その声には確信が有って、女の直感って侮れないなって思う。

「恋愛って周期があるんだってよ。つき合い始めて6ヶ月が別れ時とか、反対に別れて6ヶ月がつき合い時、とか。離婚して丁度一年じゃん。今がそれじゃない?」

「そんな、だって、出会いが無いでしょう?」

はぐらかそうとするも

「まぁ、さくらんはこういう事にアグレッシブじゃないから、もしかして、初恋の彼? じゃない? ばったり再会したとか」

その言葉にかっと頬が赤くなった。

「嫌だ、何言ってんのよ」

「恥ずかしがらないでよ」

友人には隠せないらしい。だから

「すこし、ね」

と打ち明けた。

「将来は分からないけど」

そう言いながら、本音が出る。

「だってほら、私、子供産めないから」

子宝に恵まれた瞳。だからこの時も、今までのみんなと同じ様な反応が返って来ると思っていた。

『そっか』

って、沈黙。さりげなくそらされる話題。

 でも彼女は違っていて

「だからって諦める理由なんか無いんじゃない? それに絶対駄目って限らないんじゃない? 相手が変われば、色々違うしさ」

明るく、でもしたたかに微笑んだ。

「私はね

“若さゆえ”

っての有りだとおもうけど、あの頃そんな事全く考えてなかったよ。ただ彼が好きなだけ。好きで好きで、大好きなの。子供が出来る出来ないじゃなくて、彼が欲しかったの。

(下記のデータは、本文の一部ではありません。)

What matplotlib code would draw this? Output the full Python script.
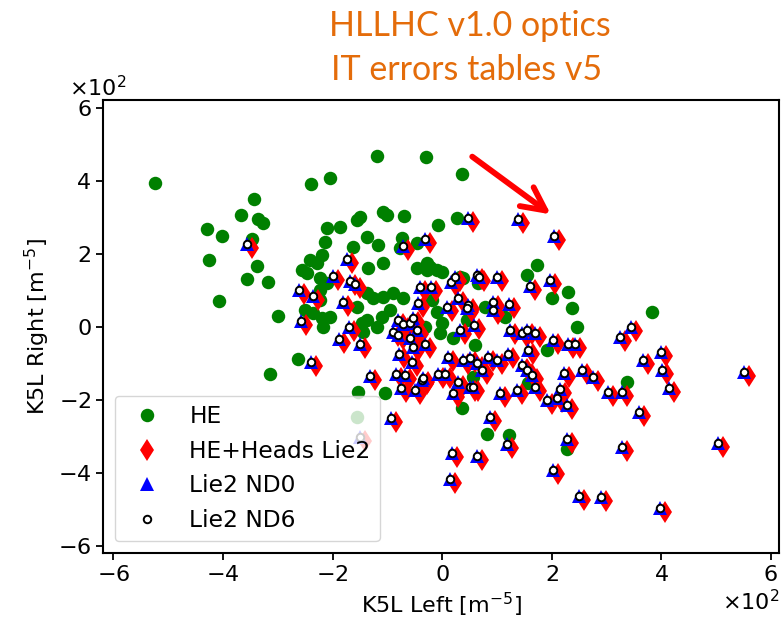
import matplotlib
matplotlib.use('Agg')
import matplotlib.pyplot as plt
from matplotlib.patches import FancyArrowPatch
from matplotlib.ticker import ScalarFormatter

# HE sample: K5L left / right of the IT errors (m^-5)
he_x = [-524, -239, -205, -343, -367, -336, -327, -429, -402, -347,
        -426, -338, -356, -318, -407, -210, -214, -300, -263, -314,
        -186, -163, -137, -117, -108, -135, -219, -241, -256, -247,
        -228, -223, -210, -223, -250, -236, -219, -205, -217, -155,
        -137, -126, -108, -89, -71, -95, -110, -119, -137, -144,
        -146, -46, -27, -73, -153, -104, -155, -119, -29, 37,
        -108, -100, -69, -150, -155, -7, 27, -77, -46, -22,
        -9, 0, 38, 155, -223, 174, 230, 200, 237, 247,
        192, 60, 20, -27, -18, -9, 0, -31, 33, 66,
        46, 115, 79, 37, 157, -4, 57, 82, 122, 228,
        338, 384]
he_y = [395, 392, 408, 351, 307, 296, 285, 268, 249, 241,
        184, 167, 132, 123, 71, 271, 233, 30, -88, -129,
        274, 219, 247, 225, 175, 162, 197, 184, 156, 148,
        175, 134, 121, 101, 47, 38, 25, 27, 0, 55,
        93, 79, 82, 93, 79, 47, 27, 0, 19, -14,
        11, 162, 156, 244, -178, -181, -247, 468, 466, 419,
        315, 307, 304, 301, 293, 279, 299, 216, 230, 164,
        156, 151, 134, 142, 74, 170, 96, 79, 52, 0,
        -63, -49, -30, 175, 74, 41, 11, 0, 137, 121,
        19, 27, 55, -222, -153, -16, -137, -293, -296, -334,
        -150, 41]

# HE + heads, Lie2 map
heads_x = [56, 148, 214, -62, -22, 25, 33, 73, 77, 109,
           170, 206, -31, -11, -347, -252, -227, -165, -190, -159,
           -150, -172, 38, 56, 55, 102, 102, 131, -35, 18,
           -249, -161, -179, -141, -230, -123, -71, -62, -49, -44,
           -80, -71, -37, -49, -44, -22, -70, -46, -75, -59,
           -28, -66, -40, -84, 67, 42, 133, 155, 164, 179,
           212, 239, 252, 166, 130, 20, 47, 60, 73, 82,
           93, 109, 155, 164, 173, 232, 225, 219, 265, 285,
           312, 334, -26, 2, 14, 38, 29, 60, 66, 115,
           146, 179, 201, 237, 97, 338, 369, 128, 237, 338,
           27, 73, 24, 212, 259, 299, 407, 354, 409, 376,
           411, 424, 561, 513, -141]
heads_y = [289, 286, 239, 212, 231, 113, 127, 132, 127, 127,
           102, 119, 100, 100, 217, 91, 75, 176, 130, 116,
           108, 58, 69, 50, 42, 58, 37, 53, 56, 45,
           6, -10, -43, -57, -106, -144, 9, -2, 1, 15,
           -24, -32, -18, -40, -65, -57, -84, -106, -139, -142,
           -155, -177, -183, -259, -5, -18, -18, -26, -18, -26,
           -46, -57, -57, -73, -84, -92, -100, -95, -109, -128,
           -92, -100, -114, -128, -142, -136, -180, -205, -128, -147,
           -188, -37, -150, -139, -139, -161, -191, -174, -174, -191,
           -183, -174, -210, -224, -257, -188, -243, -331, -317, -339,
           -355, -363, -426, -402, -473, -476, -506, -10, -78, -100,
           -128, -177, -133, -328, -311]

# Lie2 map, ND0 and ND6 give the same values
lie2_x = [47, 139, 205, -71, -31, 16, 24, 64, 68, 100,
          161, 197, -40, -20, -356, -261, -236, -174, -199, -168,
          -159, -181, 29, 47, 46, 93, 93, 122, -44, 9,
          -258, -170, -188, -150, -239, -132, -80, -71, -58, -53,
          -89, -80, -46, -58, -53, -31, -79, -55, -84, -68,
          -37, -75, -49, -93, 58, 33, 124, 146, 155, 170,
          203, 230, 243, 157, 121, 11, 38, 51, 64, 73,
          84, 100, 146, 155, 164, 223, 216, 210, 256, 276,
          303, 325, -35, -7, 5, 29, 20, 51, 57, 106,
          137, 170, 192, 228, 88, 329, 360, 119, 228, 329,
          18, 64, 15, 203, 250, 290, 398, 345, 400, 367,
          402, 415, 552, 504, -150]
lie2_y = [299, 296, 249, 222, 241, 123, 137, 142, 137, 137,
          112, 129, 110, 110, 227, 101, 85, 186, 140, 126,
          118, 68, 79, 60, 52, 68, 47, 63, 66, 55,
          16, 0, -33, -47, -96, -134, 19, 8, 11, 25,
          -14, -22, -8, -30, -55, -47, -74, -96, -129, -132,
          -145, -167, -173, -249, 5, -8, -8, -16, -8, -16,
          -36, -47, -47, -63, -74, -82, -90, -85, -99, -118,
          -82, -90, -104, -118, -132, -126, -170, -195, -118, -137,
          -178, -27, -140, -129, -129, -151, -181, -164, -164, -181,
          -173, -164, -200, -214, -247, -178, -233, -321, -307, -329,
          -345, -353, -416, -392, -463, -466, -496, 0, -68, -90,
          -118, -167, -123, -318, -301]
nd6_x, nd6_y = lie2_x, lie2_y

labels = ['HE', 'HE+Heads Lie2', 'Lie2 ND0', 'Lie2 ND6']
title_lines = ['HLLHC v1.0 optics', 'IT errors tables v5']

fig = plt.figure(figsize=(7.81, 6.27), dpi=100)
ax = fig.add_axes([0.132, 0.118, 0.866, 0.7225])

ax.plot(he_x, he_y, 'o', color='green', ms=9.7, mew=0, label=labels[0])
ax.plot(heads_x, heads_y, 'd', color='red', ms=11.5, mew=0, label=labels[1])
ax.plot(lie2_x, lie2_y, '^', color='blue', ms=10.5, mew=0, label=labels[2])
ax.plot(nd6_x, nd6_y, 'o', mfc='white', mec='black', ms=5.4, mew=1.4,
        label=labels[3])

ax.set_xlim(-619, 616)
ax.set_ylim(-619, 622)
ax.set_xticks([-600, -400, -200, 0, 200, 400, 600])
ax.set_yticks([-600, -400, -200, 0, 200, 400, 600])
for axis in (ax.xaxis, ax.yaxis):
    fmt = ScalarFormatter(useMathText=True)
    fmt.set_powerlimits((0, 0))
    axis.set_major_formatter(fmt)
    axis.get_offset_text().set_fontsize(16)
# multiplier label sits a bit left of the frame
ax.yaxis.get_offset_text().set_x(-0.05)

ax.tick_params(labelsize=16, width=1.3, length=5)
for sp in ax.spines.values():
    sp.set_linewidth(1.5)

ax.set_xlabel(r'K5L Left [m$^{-5}$]', fontsize=16)
ax.set_ylabel(r'K5L Right [m$^{-5}$]', fontsize=16, labelpad=4)

ax.legend(loc='lower left', fontsize=16.8)

orange = '#E46C0A'
fig.text(0.602, 0.942, title_lines[0], ha='center', va='baseline',
         fontsize=24.5, color=orange, family='Lato')
fig.text(0.597, 0.873, title_lines[1], ha='center', va='baseline',
         fontsize=24.5, color=orange, family='Lato')

# arrow pointing at the outlying Lie2 points
fig.add_artist(FancyArrowPatch(
    (470, 472), (553, 411), transform=None, arrowstyle='->',
    mutation_scale=42, lw=4.2, color='red'))

fig.savefig('out.png', dpi=100)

正直言っちゃうけど、私あんまり子供好きじゃなかったし、産まれなかったらそれまでかなって。将来の事なんか考えなかったよ」

そう言って、あの当時どうやって自分の

“おじさん”

を口説き落としたか、今までは一度も教えてくれなかった衝撃の真実を聞かせてくれた。

 久々に驚いて、久々に笑った。信頼できる友達って良いって思う。

 でもきっちり28日の周期が3日遅れている。その事は、話せなかった。